黛安娜·雷伊(Diane Reay)是剑桥大学教育学教授。她早年在纽卡斯尔大学获得政治学与经济学的学士学位,在伦敦大学获得人权与教育学的硕士学位,在英国南岸大学获社会科学博士学位。

雷伊教授是一个工作在教育研究领域,有着广泛研究兴趣的社会学家。她的学术研究领域涵盖教育社会学、社会分层理论、教育政策、性别与教育、高等教育以及种族与族群。研究主题包括布迪厄的实践理论、社会分层、教育当中的男性气质与女性气质、学生同辈群体文化、学生咨询与学习的社会条件、社会认同以及认同的社会心理学研究方法。

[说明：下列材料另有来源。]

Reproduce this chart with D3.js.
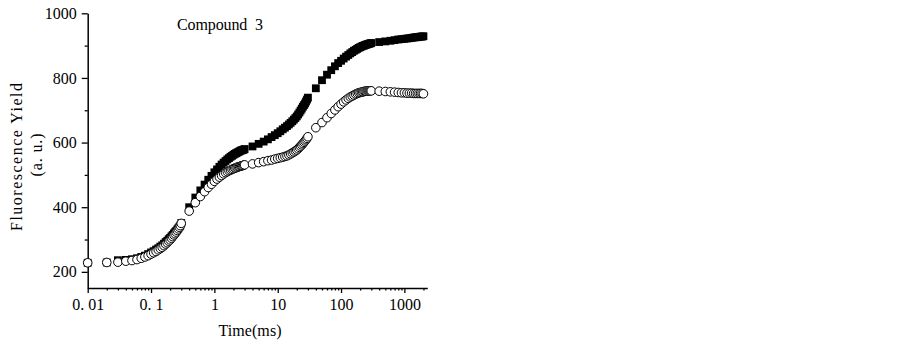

总之这些问题都涉及自我与社会之间的关系,情感和物质之间的关系。因此她进行研究的首要任务就是要参与并推动社会正义的议程,以期解决各种社会不平等的状况。

她的研究具有明确的理论指向。她对于社会分层问题以及将身份认同与族群关联起来的理论演进与发展特别感兴趣。她的研究问题领域包括:男学生的不良学业成绩、黑人学生的补习学校教育、高等教育机会获得、学校中的女性管理以及学生同辈群体文化。

著作简介

《白人中产阶级认同及城市学校教育》(WhiteMiddle Class Identities and Urban Schooling)一书于2011年由帕尔格雷夫·麦克米兰出版社(Palgrave Macmillan)出版,是该出版社“社会科学中的认同研究”丛书之一。该丛书认为,“认同位居当代最棘手和麻烦的社会问题的核心——群体冲突、种族主义、歧视、仇外、边缘化”。

作者介绍道:“择校尤其适于考察当代白人中产阶级的生活。选择以及做选择的能力覆盖了白人中产阶级认同核心的广阔地带。并且,由于社会再生产对中产阶级来说变得越发有风险而不确定,更多的心理、社会和经济资源被投资到选择‘正确’的学校中。这样,择校便成为一种理解白人中产阶级认同的分析工具,理解在不确定性、金融危机、自我利益至上的全球化中认同塑造的分析工具。”

简要述评

反事实研究策略

在本书中,雷伊、克罗泽和詹姆斯向我们展示了择校困境这一政治体系内的道德难题,他们向那些致力于追求社会公正、教育平等的人提出了一个非常重要的问题:在涉及自己子女的教育时,中产阶级家长能否做出符合社会道德的决定呢?书中以来自三个不同城市的中产阶级家庭为例进行研究,案例中的家庭为孩子选择了低于平均水平的公立学校。与预期相反,作者从一开始就对“家长因平等信念而如此择校”的观点进行挑战。研究表明,即使是那些看似受左翼倾向驱动的家长,透过表面现象分析可见,其决策都是以有利于自己孩子为出发点的,有时这些决策还会损害其他中产阶级孩子的利益。本书借此对白人中产阶级进行了批判,有时甚至让人对行为道德的前景感到失望,从而对平等主义(Egalitarian)的本质设想进行了挑战。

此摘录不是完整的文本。